## [Work to do]
Print the records below exactly, from the line containing "Write the matplotlib code for this chart." down to the line containing "from matplotlib.path import Path", both lines included, and omit every picture.

## [Given data]
_ _ _ _ _ _ _

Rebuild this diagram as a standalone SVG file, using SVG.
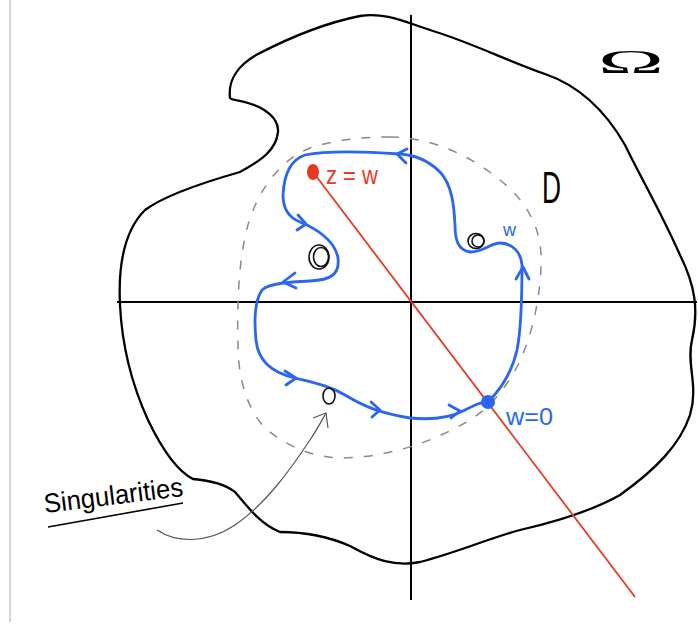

_ _ _ _ _ _ _

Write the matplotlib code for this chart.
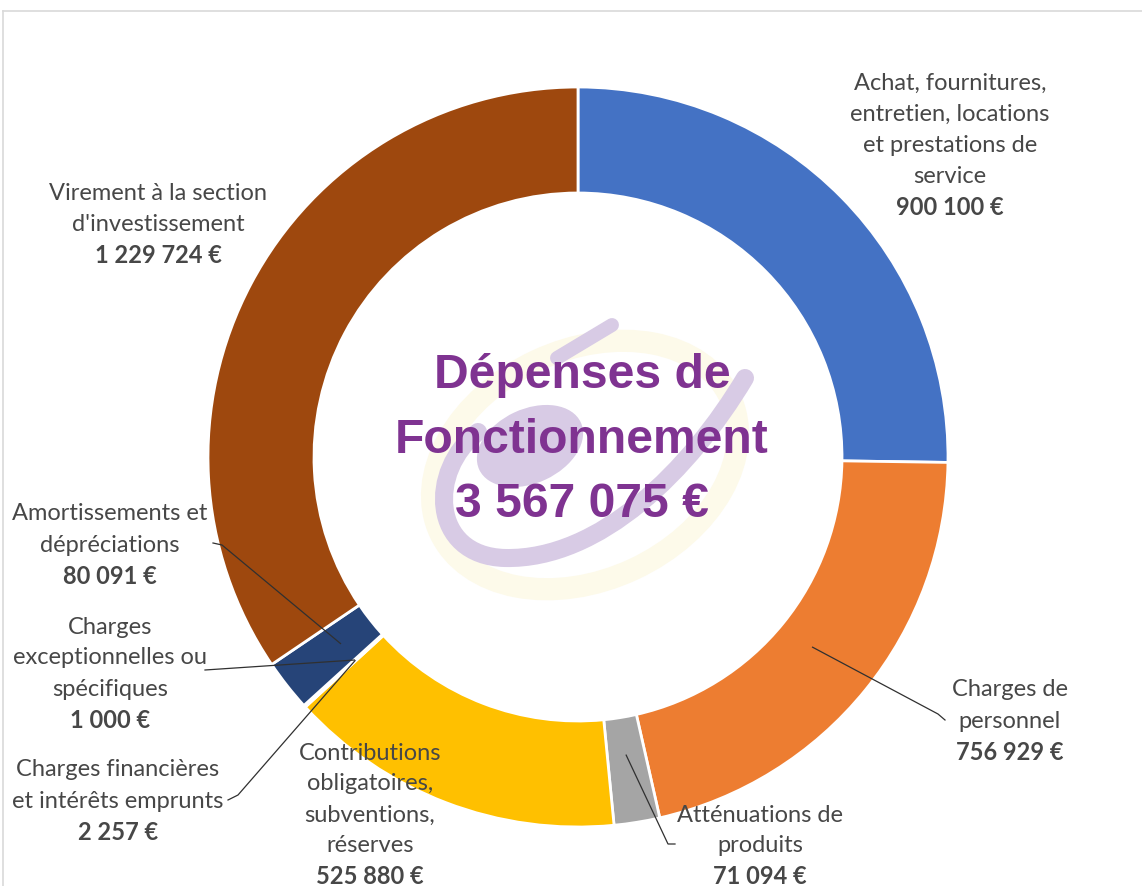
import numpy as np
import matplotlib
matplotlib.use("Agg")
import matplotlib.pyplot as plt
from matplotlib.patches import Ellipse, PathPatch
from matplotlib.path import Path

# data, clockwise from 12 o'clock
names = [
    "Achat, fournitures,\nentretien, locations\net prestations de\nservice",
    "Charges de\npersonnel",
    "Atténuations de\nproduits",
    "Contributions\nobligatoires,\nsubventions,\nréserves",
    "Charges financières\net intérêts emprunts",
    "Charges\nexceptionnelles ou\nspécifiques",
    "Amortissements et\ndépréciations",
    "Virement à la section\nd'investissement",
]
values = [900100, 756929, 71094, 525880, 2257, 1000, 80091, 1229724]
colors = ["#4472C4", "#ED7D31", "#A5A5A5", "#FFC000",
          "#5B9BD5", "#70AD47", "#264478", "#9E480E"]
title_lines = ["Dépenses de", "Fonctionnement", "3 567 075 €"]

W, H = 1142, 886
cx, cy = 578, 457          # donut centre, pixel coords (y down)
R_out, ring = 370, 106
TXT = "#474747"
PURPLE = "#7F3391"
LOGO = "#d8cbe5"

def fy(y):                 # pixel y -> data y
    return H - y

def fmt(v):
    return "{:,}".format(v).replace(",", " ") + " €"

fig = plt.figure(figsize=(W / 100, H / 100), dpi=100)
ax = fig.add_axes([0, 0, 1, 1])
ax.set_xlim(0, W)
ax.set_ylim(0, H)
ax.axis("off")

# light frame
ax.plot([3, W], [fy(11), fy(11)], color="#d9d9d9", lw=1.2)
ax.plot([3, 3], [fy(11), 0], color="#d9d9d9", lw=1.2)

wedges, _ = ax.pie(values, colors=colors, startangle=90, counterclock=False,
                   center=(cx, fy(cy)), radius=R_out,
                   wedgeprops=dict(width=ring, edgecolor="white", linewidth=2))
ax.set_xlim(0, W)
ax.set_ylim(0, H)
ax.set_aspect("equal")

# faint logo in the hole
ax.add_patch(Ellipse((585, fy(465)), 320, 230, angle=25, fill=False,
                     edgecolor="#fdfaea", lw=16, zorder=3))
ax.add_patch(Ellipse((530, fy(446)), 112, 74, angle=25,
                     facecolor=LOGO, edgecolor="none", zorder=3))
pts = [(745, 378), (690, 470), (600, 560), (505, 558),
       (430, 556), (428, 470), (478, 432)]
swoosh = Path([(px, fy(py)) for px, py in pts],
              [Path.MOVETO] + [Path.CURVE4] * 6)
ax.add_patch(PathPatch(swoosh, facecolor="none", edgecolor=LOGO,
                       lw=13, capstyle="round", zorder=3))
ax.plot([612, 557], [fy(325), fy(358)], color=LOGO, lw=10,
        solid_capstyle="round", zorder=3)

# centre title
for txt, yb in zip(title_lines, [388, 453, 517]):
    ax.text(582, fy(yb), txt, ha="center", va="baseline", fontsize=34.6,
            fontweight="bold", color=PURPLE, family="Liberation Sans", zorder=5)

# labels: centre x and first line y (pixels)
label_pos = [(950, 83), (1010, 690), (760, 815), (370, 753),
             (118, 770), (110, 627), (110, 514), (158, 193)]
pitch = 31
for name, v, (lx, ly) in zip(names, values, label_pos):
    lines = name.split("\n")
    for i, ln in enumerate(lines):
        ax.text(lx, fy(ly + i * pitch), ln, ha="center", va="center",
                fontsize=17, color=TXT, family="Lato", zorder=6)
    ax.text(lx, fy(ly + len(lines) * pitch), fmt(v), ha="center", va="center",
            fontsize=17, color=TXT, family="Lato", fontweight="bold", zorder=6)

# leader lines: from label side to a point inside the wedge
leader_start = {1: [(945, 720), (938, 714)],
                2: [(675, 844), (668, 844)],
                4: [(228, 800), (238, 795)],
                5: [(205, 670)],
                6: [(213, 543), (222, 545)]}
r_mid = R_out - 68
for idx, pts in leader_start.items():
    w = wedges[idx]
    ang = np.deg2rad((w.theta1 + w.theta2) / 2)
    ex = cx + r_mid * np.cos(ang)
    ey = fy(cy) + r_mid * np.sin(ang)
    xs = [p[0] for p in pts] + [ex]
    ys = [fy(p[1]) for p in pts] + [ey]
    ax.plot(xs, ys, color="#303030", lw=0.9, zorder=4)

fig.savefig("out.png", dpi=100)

_ _ _ _ _ _ _

## [Problem solution]
Write the matplotlib code for this chart.
import numpy as np
import matplotlib
matplotlib.use("Agg")
import matplotlib.pyplot as plt
from matplotlib.patches import Ellipse, PathPatch
from matplotlib.path import Path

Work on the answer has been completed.